Britannicus Stone : The Shining Stones of the British Isles

It was the Romans who first appreciated the beauty of the hard, polishable limestones of the British Isles and used it in their mansions and temples. It is in deference to that provenance that Orlando Boyne has called his company Britannicus Stone as he makes Britain’s own ‘marmi’ commercially available again.

There is nothing more exquisite or exclusive than the polished stones of the British Isles. And now a rapidly growing range of them is being made available by a company called Britannicus Stone that has been established by Orlando Boyne with Roger Downing as Managing Director.

Britannicus was established with the idea of making British stone available to clients however they want it, with Britannicus having as much or as little input to the design, processing and installation as the customer requires.

“It’s us tailoring our services to what the clients want. Instead of us saying this is what we do, we are saying what would you like us to do,” says Roger Downing.

Britannicus launched with a range of 12 polished stones at Galleria, an art gallery just off Pall Mall, and plan to have twice that number available before this year is out.

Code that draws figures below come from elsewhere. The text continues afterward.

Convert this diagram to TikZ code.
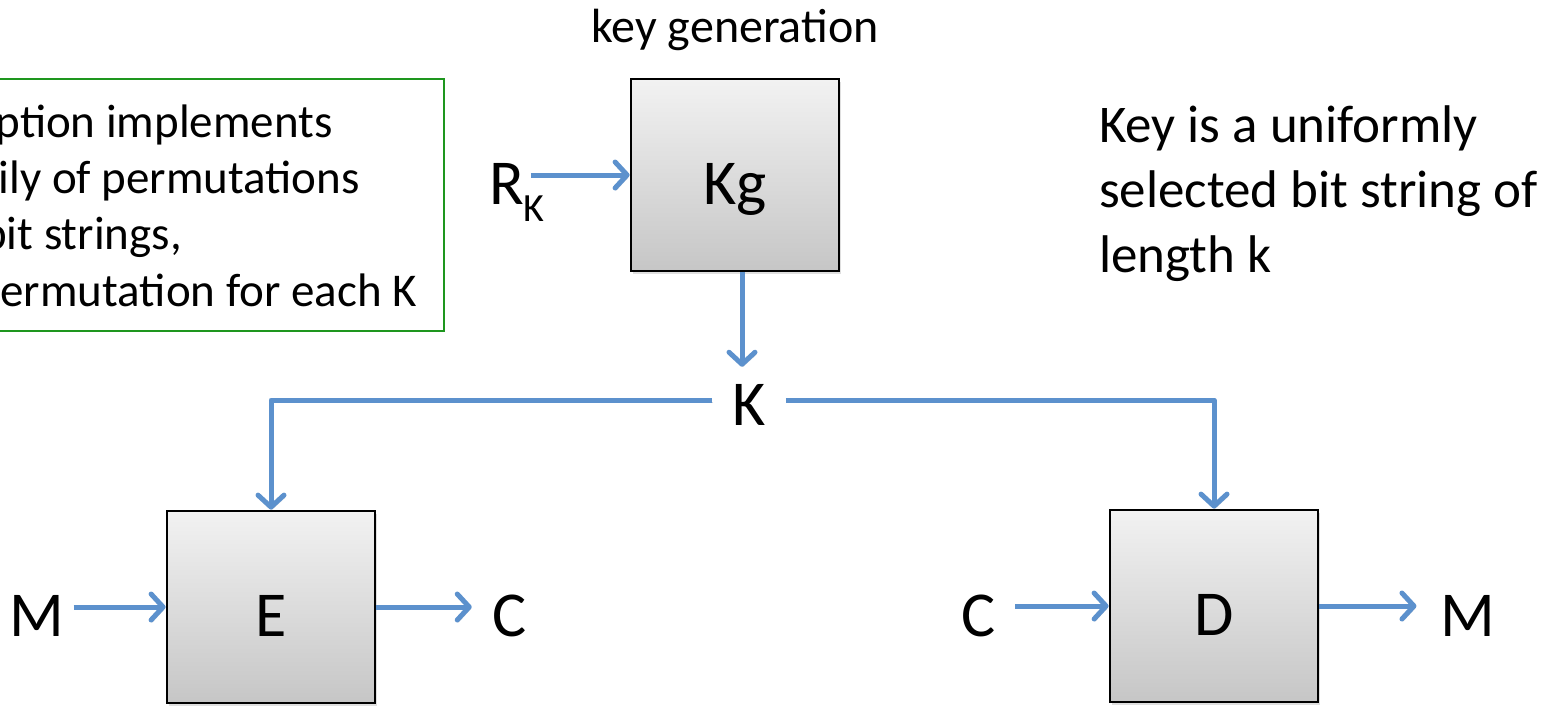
\documentclass[tikz,border=0pt]{standalone}
\usepackage{fontspec}
\setmainfont{Carlito}
\usetikzlibrary{arrows.meta,shadows}
\definecolor{arrowblue}{RGB}{92,145,205}
\definecolor{boxtop}{RGB}{242,242,242}
\definecolor{boxbot}{RGB}{198,198,198}
\definecolor{notegreen}{RGB}{30,150,30}
\tikzset{
  block/.style={draw=black, line width=2.8pt, top color=boxtop, bottom color=boxbot,
    minimum width=208pt, minimum height=192pt, inner sep=0pt,
    text height=58pt, text depth=0pt, font=\fontsize{64}{77}\selectfont,
    drop shadow={shadow xshift=2pt, shadow yshift=-3pt, opacity=0.25}},
  biglabel/.style={font=\fontsize{64}{77}\selectfont, inner xsep=4pt, inner ysep=2pt, anchor=base},
  notetext/.style={font=\fontsize{47}{57}\selectfont, inner sep=0pt, anchor=base east},
  keytext/.style={font=\fontsize{53}{65}\selectfont, inner sep=0pt, anchor=base west},
  arr/.style={draw=arrowblue, line width=5pt, line join=round,
    -{Straight Barb[length=12pt,width=26pt,round]},
    preaction={draw=black, opacity=0.15, transform canvas={shift={(1pt,-2.5pt)}}}},
}
\begin{document}
\begin{tikzpicture}[x=1pt,y=-1pt]
\useasboundingbox (0,0) rectangle (1557,707);
\clip (0,0) rectangle (1557,707);

% note box (partly outside the picture)
\draw[notegreen, line width=2pt] (-30,79) rectangle (444,331);
\node[notetext] (n1) at (333,137) {ption implements};
\node[notetext] (n2) at (360,193) {ily of permutations};
\node[notetext] (n3) at (182,249) {bit strings,};
\node[notetext] (n4) at (417,306) {permutation for each K};

% right text
\node[keytext] (k1) at (1099,142) {Key is a uniformly};
\node[keytext] (k2) at (1099,207) {selected bit string of};
\node[keytext] (k3) at (1099,272) {length k};

% key generation
\node[font=\fontsize{48}{58}\selectfont, inner sep=0pt, anchor=base] (kgl) at (735,42) {key generation};
\node[block] (Kg) at (735,175) {Kg};
\node[anchor=base west, font=\fontsize{64}{77}\selectfont, inner sep=0pt] (RK) at (489,204)
  {R\raisebox{-17pt}{\fontsize{40}{48}\selectfont K}};

% K
\node[biglabel, inner xsep=20pt, inner ysep=17pt] (K) at (749,425) {K};

% E and D
\node[block] (E) at (271,607) {E};
\node[block] (D) at (1214,606) {D};

\node[biglabel] (M1) at (37,636) {M};
\node[biglabel] (C1) at (510,636) {C};
\node[biglabel] (C2) at (979,636) {C};
\node[biglabel] (M2) at (1468,636) {M};

% connectors
\draw[arr] ([xshift=-14]RK.east |- Kg.west) -- (Kg.west);
\draw[arr] ([xshift=7]Kg.south) -- ([xshift=7]Kg.south |- K.north);
\draw[arr] (K.west |- 0,400) -| (E.north);
\draw[arr] (K.east |- 0,400) -| (D.north);
\draw[arr, shorten <=5pt] (M1.east |- E.west) -- (E.west);
\draw[arr, shorten >=17pt] (E.east) -- (C1.west |- E.east);
\draw[arr, shorten <=15pt] (C2.east |- D.west) -- (D.west);
\draw[arr, shorten >=20pt] (D.east) -- (M2.west |- D.east);
\end{tikzpicture}
\end{document}
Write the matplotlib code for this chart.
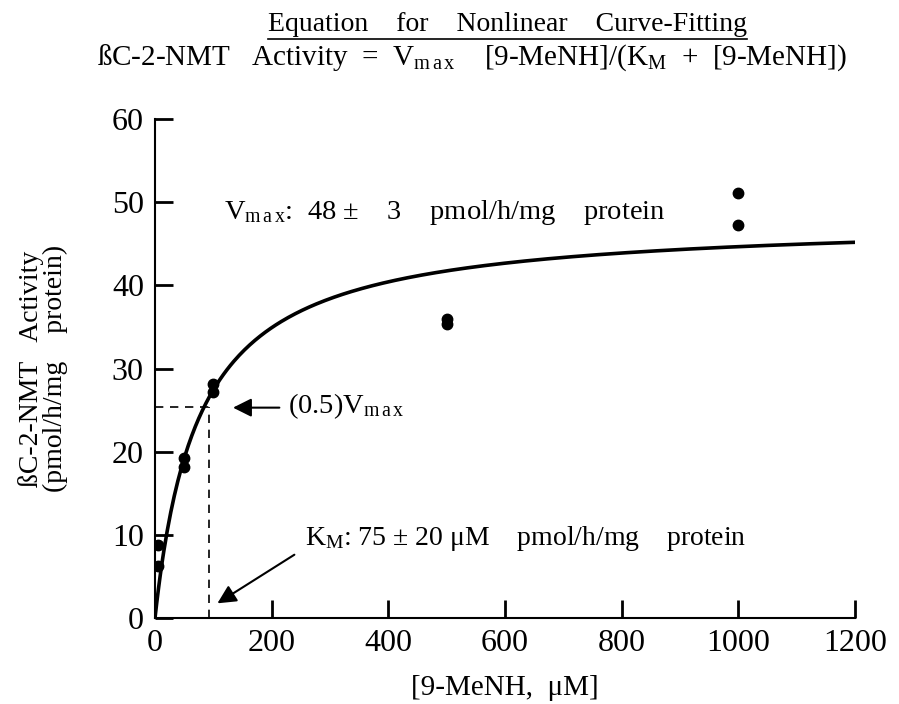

The range currently available consists mostly of hard limestones, including Swaledale Fossil, Salterwath, Pooil Vaaish from the Isle of Man, Hopton Old White from the Beelow Beds, Eskett Black, Red and Light Vein, and Frosterley Marble from County Durham. There is Ashburton, Moorcroft and Stoneycombe from Devon, Hampole from Yorkshire, Blue Lias from Somerset, Mendip Marble, a brecciated granite from Cornwall and from Ball Eye Quarry in Derbyshire a limestone with a blue fluorite vein. Britannicus hope their existing range will soon be joined by Labradorites, Gneiss and the true metamorphic marble from Ledmore in Scotland.

In the meantime, the company has this month (June) moved into a new 100m2 showroom in Chelsea Wharf. The area is already a hotbed of outlets for the height of fashion in interior design and on the stone side includes the studios of Paris Ceramics by DeFerranti, Marble Gallery and Steve Charles, with other big names showing an interest in moving in. Orlando Boyne, whose idea Britannicus Stone was, believes the British stones can more than hold their own against the imports.

Orlando will be familiar to many in the stone industry. He ran Stanleys Quarry in Gloucester for many years and was then invited to establish an English stone range for the leading Steve Charles brand. He introduced Swaledale and Salterwath to Steve Charles before the recession brought that move to a premature conclusion.

What spurred him on to continue with the idea was an article he read on the internet entitled Shining Stones: Britain’s Native ‘Marbles’, written by Graham Lott and David Smith of the British Geological Survey. It made Orlando realise what a diversity of polishable stones the British Isles has and he set about sourcing some of them, joining forces with Roger Downing, who has run a diverse portfolio of businesses. Roger runs the business side of the enterprise and raised the money needed from venture capital to get the project off the ground.

The geology of the UK and its planning regulations have combined to thwart some of the previous attempts by others to offer a range of polished British stones. But Orlando believes Britannicus has overcome the main obstacles. For a start, it is sending blocks of the stone to Italy to be processed. “It’s in their genes,” says Orlando. “In Carrara and Verona they understand stone.”

The Italians have the latest high productivity high technology to process stone, as well as knowledgable people to operate the machines, so waste is reduced. They don’t always understand the limitations on UK production (planning only allows 200 tonnes of the Britannicus Anglesey Marble to be extracted each year, for example) but they accommodate it.

Difficulties of supply and processing impact on the price of the finished stone but Britannicus is specifically not trying to appeal to the price sensitive mass market. Orlando believes the skills being used by Britannicus can make the stone available at a better price than most could achieve, but the company is promoting the rarity of the product, not its price, to appeal to the kind of people who buy their diamonds by the carat.

And even that was not rare enough for one customer. She wanted to buy the whole block of Anglesey Marble being used for her bathroom just so that what was left over would not appear in anyone else’s home.

London has a higher concentration of clients at that level than anywhere else in Britain, which was why Britannicus had to be based there. Such clients originate from all over the world, which is already showing a promise of opening export markets for Britannicus – there have been enquiries for what Roger Downing describes as “high, high, high end apartments” in New York and Monterrey in Mexico. The enquiries have come from architects with practices in London, several of which have asked for samples of the British stones to add to their materials libraries.

“We have been to see a lot of architects and many of them have bought into the idea of using British materials,” says Orlando. Even those who do not buy into it initially change their minds when they see the slabs available from Britannicus.